What the task requires ->
Would you transcribe the listing that follows, character for character, and omit its images?

Collected data ->
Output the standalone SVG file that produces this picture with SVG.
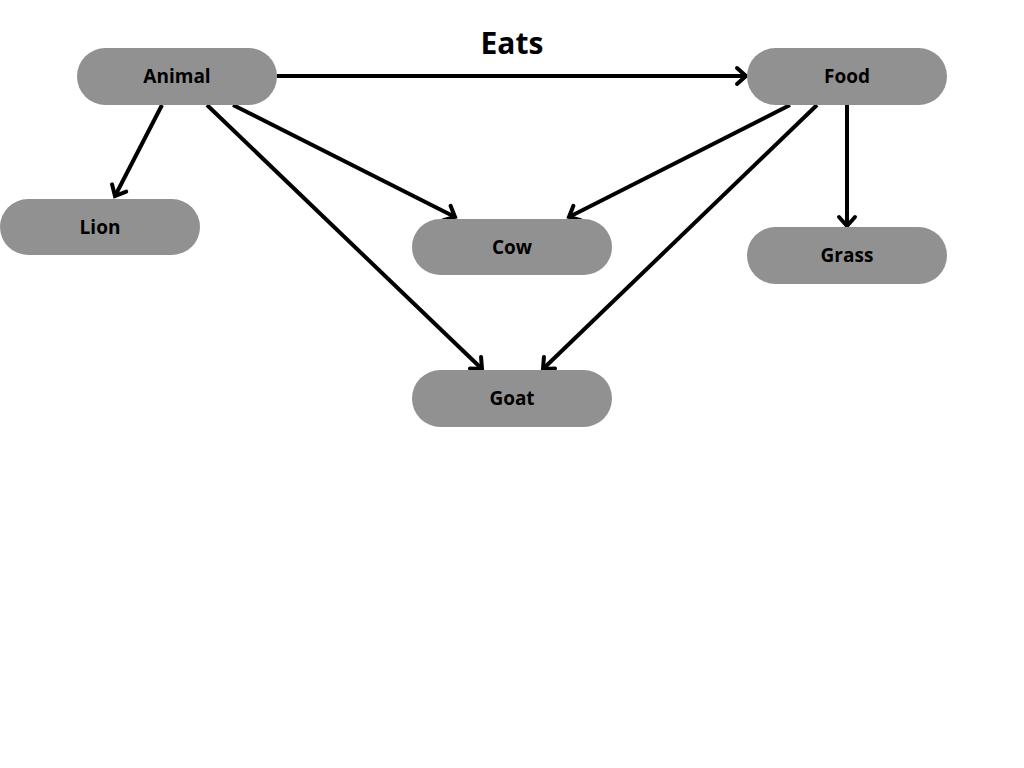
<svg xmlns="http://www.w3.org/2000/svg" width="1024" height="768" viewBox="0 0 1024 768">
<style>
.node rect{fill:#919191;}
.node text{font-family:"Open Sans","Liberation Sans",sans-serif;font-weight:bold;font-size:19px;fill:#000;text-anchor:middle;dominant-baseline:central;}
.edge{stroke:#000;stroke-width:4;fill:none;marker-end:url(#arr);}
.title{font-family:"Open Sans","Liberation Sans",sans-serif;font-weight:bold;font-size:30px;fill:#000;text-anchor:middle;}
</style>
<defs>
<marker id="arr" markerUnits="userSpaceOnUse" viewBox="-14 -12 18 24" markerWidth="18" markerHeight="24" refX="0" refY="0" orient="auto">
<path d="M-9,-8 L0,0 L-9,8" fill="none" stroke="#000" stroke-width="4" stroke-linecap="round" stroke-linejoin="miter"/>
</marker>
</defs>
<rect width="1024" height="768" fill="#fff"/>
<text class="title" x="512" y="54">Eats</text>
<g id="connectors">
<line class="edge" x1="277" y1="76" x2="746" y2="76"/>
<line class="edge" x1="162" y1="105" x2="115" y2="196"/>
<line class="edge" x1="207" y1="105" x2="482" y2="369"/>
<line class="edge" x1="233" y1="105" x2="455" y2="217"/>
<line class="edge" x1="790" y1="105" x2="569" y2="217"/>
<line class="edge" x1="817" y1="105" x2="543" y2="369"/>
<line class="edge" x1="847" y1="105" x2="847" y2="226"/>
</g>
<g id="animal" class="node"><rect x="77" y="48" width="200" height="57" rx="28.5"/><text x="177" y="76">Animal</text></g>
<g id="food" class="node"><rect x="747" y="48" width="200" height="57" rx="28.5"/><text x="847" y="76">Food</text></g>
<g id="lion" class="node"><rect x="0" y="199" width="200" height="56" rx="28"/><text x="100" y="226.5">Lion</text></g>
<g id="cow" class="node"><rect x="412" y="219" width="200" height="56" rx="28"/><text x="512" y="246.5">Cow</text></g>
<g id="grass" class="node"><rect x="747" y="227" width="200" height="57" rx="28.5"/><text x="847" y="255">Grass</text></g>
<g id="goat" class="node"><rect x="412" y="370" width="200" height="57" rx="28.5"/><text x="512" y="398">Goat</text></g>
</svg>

Response ->
Output the standalone SVG file that produces this picture with SVG.
<svg xmlns="http://www.w3.org/2000/svg" width="1024" height="768" viewBox="0 0 1024 768">
<style>
.node rect{fill:#919191;}
.node text{font-family:"Open Sans","Liberation Sans",sans-serif;font-weight:bold;font-size:19px;fill:#000;text-anchor:middle;dominant-baseline:central;}
.edge{stroke:#000;stroke-width:4;fill:none;marker-end:url(#arr);}
.title{font-family:"Open Sans","Liberation Sans",sans-serif;font-weight:bold;font-size:30px;fill:#000;text-anchor:middle;}
</style>
<defs>
<marker id="arr" markerUnits="userSpaceOnUse" viewBox="-14 -12 18 24" markerWidth="18" markerHeight="24" refX="0" refY="0" orient="auto">
<path d="M-9,-8 L0,0 L-9,8" fill="none" stroke="#000" stroke-width="4" stroke-linecap="round" stroke-linejoin="miter"/>
</marker>
</defs>
<rect width="1024" height="768" fill="#fff"/>
<text class="title" x="512" y="54">Eats</text>
<g id="connectors">
<line class="edge" x1="277" y1="76" x2="746" y2="76"/>
<line class="edge" x1="162" y1="105" x2="115" y2="196"/>
<line class="edge" x1="207" y1="105" x2="482" y2="369"/>
<line class="edge" x1="233" y1="105" x2="455" y2="217"/>
<line class="edge" x1="790" y1="105" x2="569" y2="217"/>
<line class="edge" x1="817" y1="105" x2="543" y2="369"/>
<line class="edge" x1="847" y1="105" x2="847" y2="226"/>
</g>
<g id="animal" class="node"><rect x="77" y="48" width="200" height="57" rx="28.5"/><text x="177" y="76">Animal</text></g>
<g id="food" class="node"><rect x="747" y="48" width="200" height="57" rx="28.5"/><text x="847" y="76">Food</text></g>
<g id="lion" class="node"><rect x="0" y="199" width="200" height="56" rx="28"/><text x="100" y="226.5">Lion</text></g>
<g id="cow" class="node"><rect x="412" y="219" width="200" height="56" rx="28"/><text x="512" y="246.5">Cow</text></g>
<g id="grass" class="node"><rect x="747" y="227" width="200" height="57" rx="28.5"/><text x="847" y="255">Grass</text></g>
<g id="goat" class="node"><rect x="412" y="370" width="200" height="57" rx="28.5"/><text x="512" y="398">Goat</text></g>
</svg>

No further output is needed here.